### WORK INSTRUCTIONS
Without the pictures, set down every line of the data exactly.
begin
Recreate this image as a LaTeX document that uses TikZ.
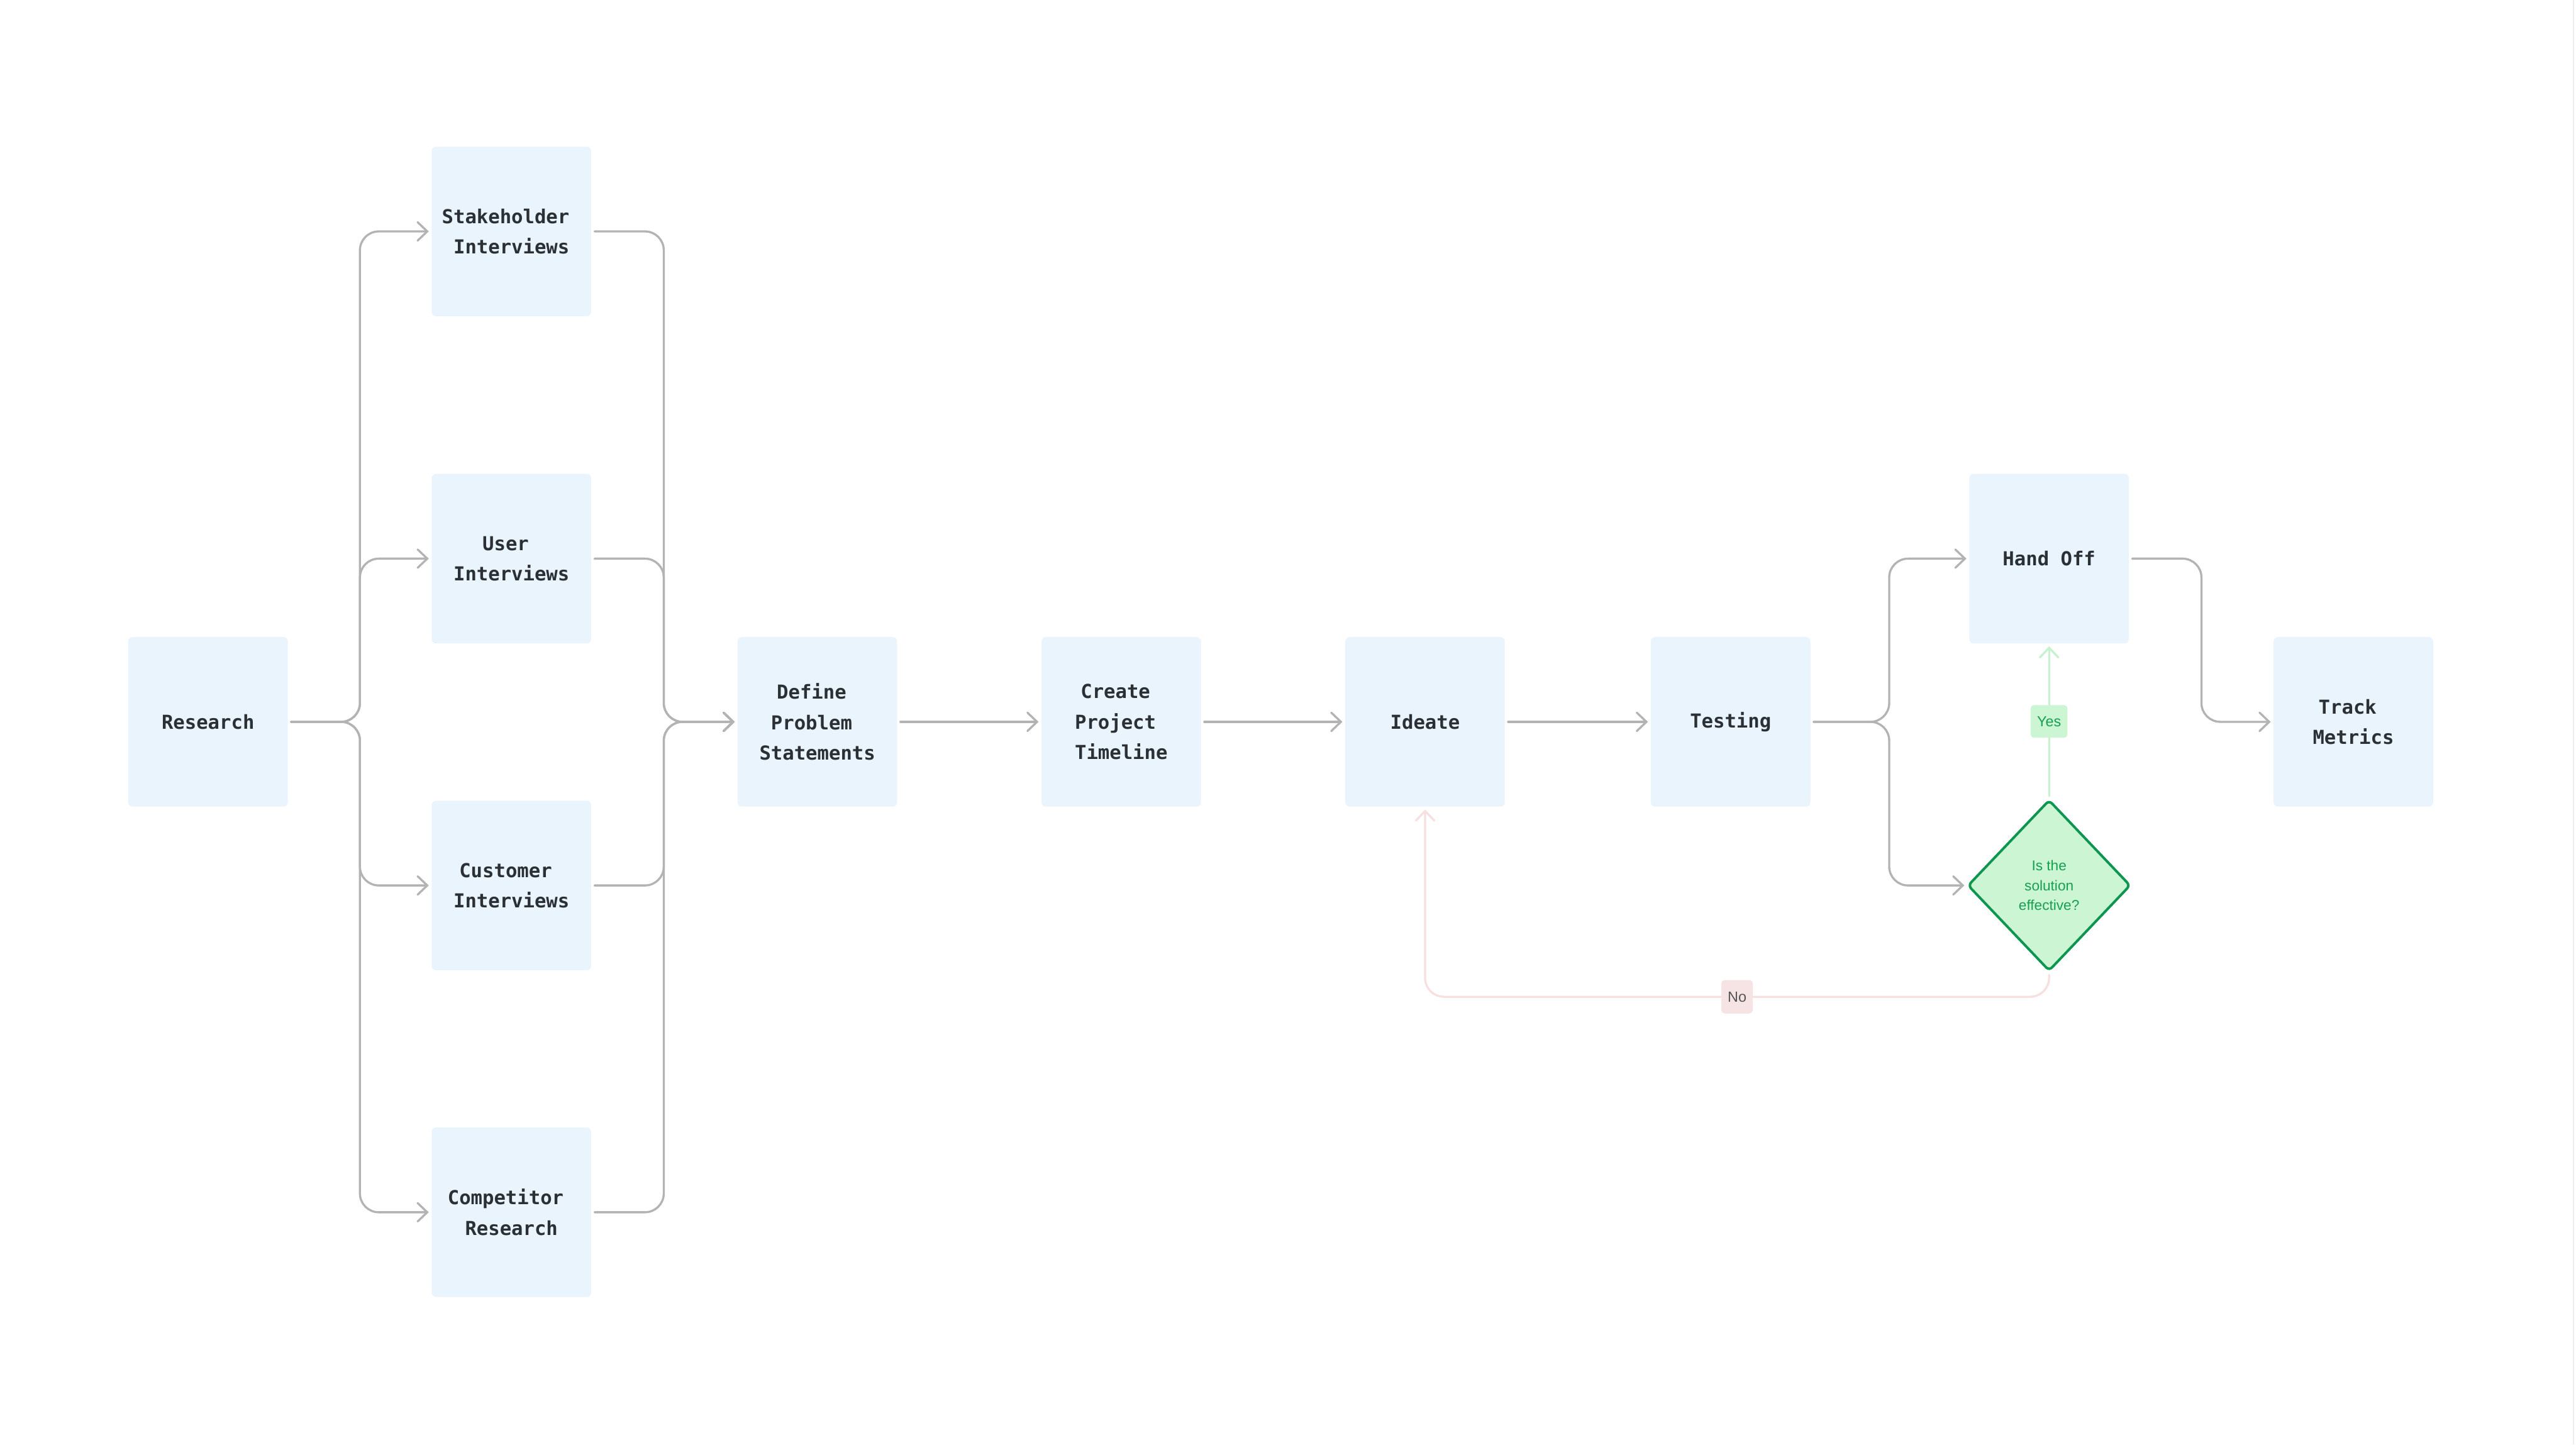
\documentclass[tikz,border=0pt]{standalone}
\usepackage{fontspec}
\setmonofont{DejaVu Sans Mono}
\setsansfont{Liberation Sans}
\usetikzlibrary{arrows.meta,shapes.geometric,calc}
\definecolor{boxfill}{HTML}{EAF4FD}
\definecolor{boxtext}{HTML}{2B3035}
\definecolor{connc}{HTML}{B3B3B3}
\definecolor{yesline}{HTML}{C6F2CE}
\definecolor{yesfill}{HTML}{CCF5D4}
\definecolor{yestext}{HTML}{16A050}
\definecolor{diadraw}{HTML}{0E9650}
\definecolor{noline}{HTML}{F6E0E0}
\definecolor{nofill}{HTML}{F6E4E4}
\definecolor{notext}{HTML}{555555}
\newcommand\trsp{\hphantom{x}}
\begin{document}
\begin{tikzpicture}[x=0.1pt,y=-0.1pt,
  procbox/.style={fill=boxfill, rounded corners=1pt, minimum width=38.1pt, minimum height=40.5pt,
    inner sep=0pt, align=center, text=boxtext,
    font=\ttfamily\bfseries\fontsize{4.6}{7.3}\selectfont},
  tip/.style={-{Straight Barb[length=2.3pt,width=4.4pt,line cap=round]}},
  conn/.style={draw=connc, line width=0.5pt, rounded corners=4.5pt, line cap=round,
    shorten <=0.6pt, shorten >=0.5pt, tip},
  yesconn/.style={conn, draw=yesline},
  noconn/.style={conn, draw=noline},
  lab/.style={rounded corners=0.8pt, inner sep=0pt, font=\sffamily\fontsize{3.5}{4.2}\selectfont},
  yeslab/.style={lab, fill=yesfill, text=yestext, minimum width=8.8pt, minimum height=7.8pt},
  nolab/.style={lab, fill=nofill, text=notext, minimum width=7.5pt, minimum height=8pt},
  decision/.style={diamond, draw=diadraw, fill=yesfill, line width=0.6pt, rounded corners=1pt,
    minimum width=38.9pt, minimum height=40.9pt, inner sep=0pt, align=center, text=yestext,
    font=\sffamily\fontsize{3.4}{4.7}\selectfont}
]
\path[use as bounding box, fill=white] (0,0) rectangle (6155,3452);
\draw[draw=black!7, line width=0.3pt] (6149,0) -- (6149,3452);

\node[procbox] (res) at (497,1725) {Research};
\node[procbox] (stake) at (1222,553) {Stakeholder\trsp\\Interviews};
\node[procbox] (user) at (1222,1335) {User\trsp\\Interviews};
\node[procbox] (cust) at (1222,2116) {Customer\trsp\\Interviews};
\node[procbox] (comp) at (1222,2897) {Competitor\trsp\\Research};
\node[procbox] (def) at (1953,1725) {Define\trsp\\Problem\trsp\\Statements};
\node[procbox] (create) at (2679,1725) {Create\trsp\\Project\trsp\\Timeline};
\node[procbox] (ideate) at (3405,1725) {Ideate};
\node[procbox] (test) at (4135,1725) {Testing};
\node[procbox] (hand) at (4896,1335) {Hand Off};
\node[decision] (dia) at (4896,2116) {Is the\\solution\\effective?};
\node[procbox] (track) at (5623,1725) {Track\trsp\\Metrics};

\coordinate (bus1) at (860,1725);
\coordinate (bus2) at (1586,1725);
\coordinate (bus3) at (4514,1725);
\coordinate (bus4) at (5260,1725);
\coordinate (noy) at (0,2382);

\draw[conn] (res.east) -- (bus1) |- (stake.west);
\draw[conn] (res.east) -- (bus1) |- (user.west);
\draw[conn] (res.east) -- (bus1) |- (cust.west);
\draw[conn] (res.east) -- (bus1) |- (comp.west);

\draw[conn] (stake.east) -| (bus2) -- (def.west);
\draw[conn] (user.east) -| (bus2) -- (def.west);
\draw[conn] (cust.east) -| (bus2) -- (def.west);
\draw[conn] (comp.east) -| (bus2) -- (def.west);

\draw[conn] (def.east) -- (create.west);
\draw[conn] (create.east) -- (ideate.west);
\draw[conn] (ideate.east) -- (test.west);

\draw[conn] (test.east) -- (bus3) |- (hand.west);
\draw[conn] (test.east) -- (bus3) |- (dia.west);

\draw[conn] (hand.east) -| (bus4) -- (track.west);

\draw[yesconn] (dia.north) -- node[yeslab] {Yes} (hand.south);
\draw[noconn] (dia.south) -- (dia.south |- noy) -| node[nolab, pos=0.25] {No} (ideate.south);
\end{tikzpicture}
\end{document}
end
### TASK RESPONSE
Recreate this image as a LaTeX document that uses TikZ.
\documentclass[tikz,border=0pt]{standalone}
\usepackage{fontspec}
\setmonofont{DejaVu Sans Mono}
\setsansfont{Liberation Sans}
\usetikzlibrary{arrows.meta,shapes.geometric,calc}
\definecolor{boxfill}{HTML}{EAF4FD}
\definecolor{boxtext}{HTML}{2B3035}
\definecolor{connc}{HTML}{B3B3B3}
\definecolor{yesline}{HTML}{C6F2CE}
\definecolor{yesfill}{HTML}{CCF5D4}
\definecolor{yestext}{HTML}{16A050}
\definecolor{diadraw}{HTML}{0E9650}
\definecolor{noline}{HTML}{F6E0E0}
\definecolor{nofill}{HTML}{F6E4E4}
\definecolor{notext}{HTML}{555555}
\newcommand\trsp{\hphantom{x}}
\begin{document}
\begin{tikzpicture}[x=0.1pt,y=-0.1pt,
  procbox/.style={fill=boxfill, rounded corners=1pt, minimum width=38.1pt, minimum height=40.5pt,
    inner sep=0pt, align=center, text=boxtext,
    font=\ttfamily\bfseries\fontsize{4.6}{7.3}\selectfont},
  tip/.style={-{Straight Barb[length=2.3pt,width=4.4pt,line cap=round]}},
  conn/.style={draw=connc, line width=0.5pt, rounded corners=4.5pt, line cap=round,
    shorten <=0.6pt, shorten >=0.5pt, tip},
  yesconn/.style={conn, draw=yesline},
  noconn/.style={conn, draw=noline},
  lab/.style={rounded corners=0.8pt, inner sep=0pt, font=\sffamily\fontsize{3.5}{4.2}\selectfont},
  yeslab/.style={lab, fill=yesfill, text=yestext, minimum width=8.8pt, minimum height=7.8pt},
  nolab/.style={lab, fill=nofill, text=notext, minimum width=7.5pt, minimum height=8pt},
  decision/.style={diamond, draw=diadraw, fill=yesfill, line width=0.6pt, rounded corners=1pt,
    minimum width=38.9pt, minimum height=40.9pt, inner sep=0pt, align=center, text=yestext,
    font=\sffamily\fontsize{3.4}{4.7}\selectfont}
]
\path[use as bounding box, fill=white] (0,0) rectangle (6155,3452);
\draw[draw=black!7, line width=0.3pt] (6149,0) -- (6149,3452);

\node[procbox] (res) at (497,1725) {Research};
\node[procbox] (stake) at (1222,553) {Stakeholder\trsp\\Interviews};
\node[procbox] (user) at (1222,1335) {User\trsp\\Interviews};
\node[procbox] (cust) at (1222,2116) {Customer\trsp\\Interviews};
\node[procbox] (comp) at (1222,2897) {Competitor\trsp\\Research};
\node[procbox] (def) at (1953,1725) {Define\trsp\\Problem\trsp\\Statements};
\node[procbox] (create) at (2679,1725) {Create\trsp\\Project\trsp\\Timeline};
\node[procbox] (ideate) at (3405,1725) {Ideate};
\node[procbox] (test) at (4135,1725) {Testing};
\node[procbox] (hand) at (4896,1335) {Hand Off};
\node[decision] (dia) at (4896,2116) {Is the\\solution\\effective?};
\node[procbox] (track) at (5623,1725) {Track\trsp\\Metrics};

\coordinate (bus1) at (860,1725);
\coordinate (bus2) at (1586,1725);
\coordinate (bus3) at (4514,1725);
\coordinate (bus4) at (5260,1725);
\coordinate (noy) at (0,2382);

\draw[conn] (res.east) -- (bus1) |- (stake.west);
\draw[conn] (res.east) -- (bus1) |- (user.west);
\draw[conn] (res.east) -- (bus1) |- (cust.west);
\draw[conn] (res.east) -- (bus1) |- (comp.west);

\draw[conn] (stake.east) -| (bus2) -- (def.west);
\draw[conn] (user.east) -| (bus2) -- (def.west);
\draw[conn] (cust.east) -| (bus2) -- (def.west);
\draw[conn] (comp.east) -| (bus2) -- (def.west);

\draw[conn] (def.east) -- (create.west);
\draw[conn] (create.east) -- (ideate.west);
\draw[conn] (ideate.east) -- (test.west);

\draw[conn] (test.east) -- (bus3) |- (hand.west);
\draw[conn] (test.east) -- (bus3) |- (dia.west);

\draw[conn] (hand.east) -| (bus4) -- (track.west);

\draw[yesconn] (dia.north) -- node[yeslab] {Yes} (hand.south);
\draw[noconn] (dia.south) -- (dia.south |- noy) -| node[nolab, pos=0.25] {No} (ideate.south);
\end{tikzpicture}
\end{document}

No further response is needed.